Finishing the fur is its own quiet craft. Shaving the base slightly shorter helps it blend into a bodysuit or sit more naturally against clothing. Leaving the tip longer and a bit uneven gives that wolfy roughness that reads better than a perfectly trimmed point. Under bright dealer room lights, those uneven fibers catch highlights in a way that suggests depth. Under dim hallway lighting, they darken into a cleaner shape. You end up thinking about how the tail will look in both, because you’ll be in both within the same hour.

Maintenance starts the moment you wear it. Tails pick up everything. Carpet lint, dust from parking garages, the occasional drink splash if you’re not careful in a crowded space. Brushing it out at the end of the day becomes routine, usually sitting on a hotel bed with the rest of your gear laid out to air. If you’ve built the core well, it holds its shape through all of that. If not, you start noticing little bends and flat spots that weren’t there before.

What’s interesting is how much a tail changes once it’s worn with everything else. On its own, it’s an object you made. Add a head with slightly angled eye mesh and a set of handpaws that limit your grip, and suddenly the tail is part of a whole system of movement. You feel it when you turn to acknowledge someone, when you shift your weight for a photo, when you’re just standing in a group and the tails around you all settle differently. Some flick more because of how they’re stuffed. Some hang heavy and still.

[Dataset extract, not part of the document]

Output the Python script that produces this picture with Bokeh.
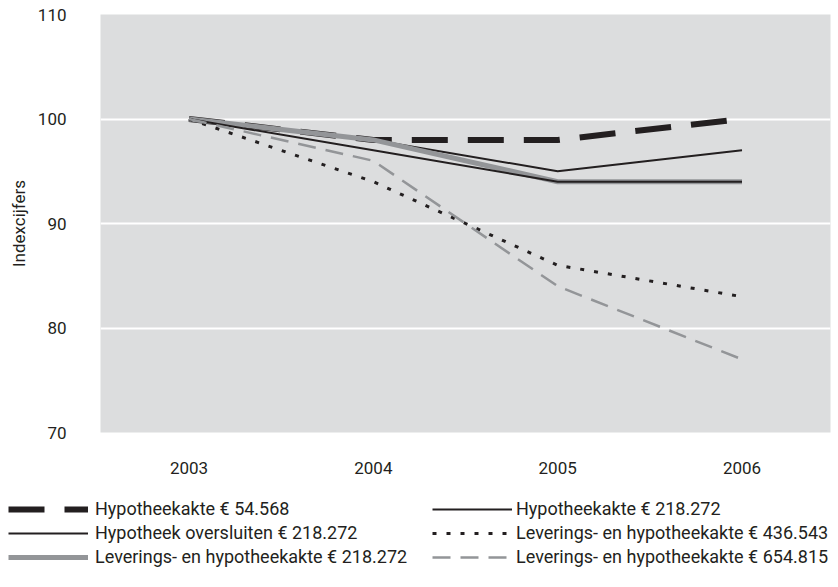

Making a wolf tail is straightforward in steps, but dialing in how it behaves takes a bit of living with it. You build it, wear it, notice what it’s doing, then go back and adjust. Add a little more structure, trim a section, move the attachment point. Over time it stops being a separate piece you clip on and starts feeling like something that belongs to the character in a way you can actually feel, not just see.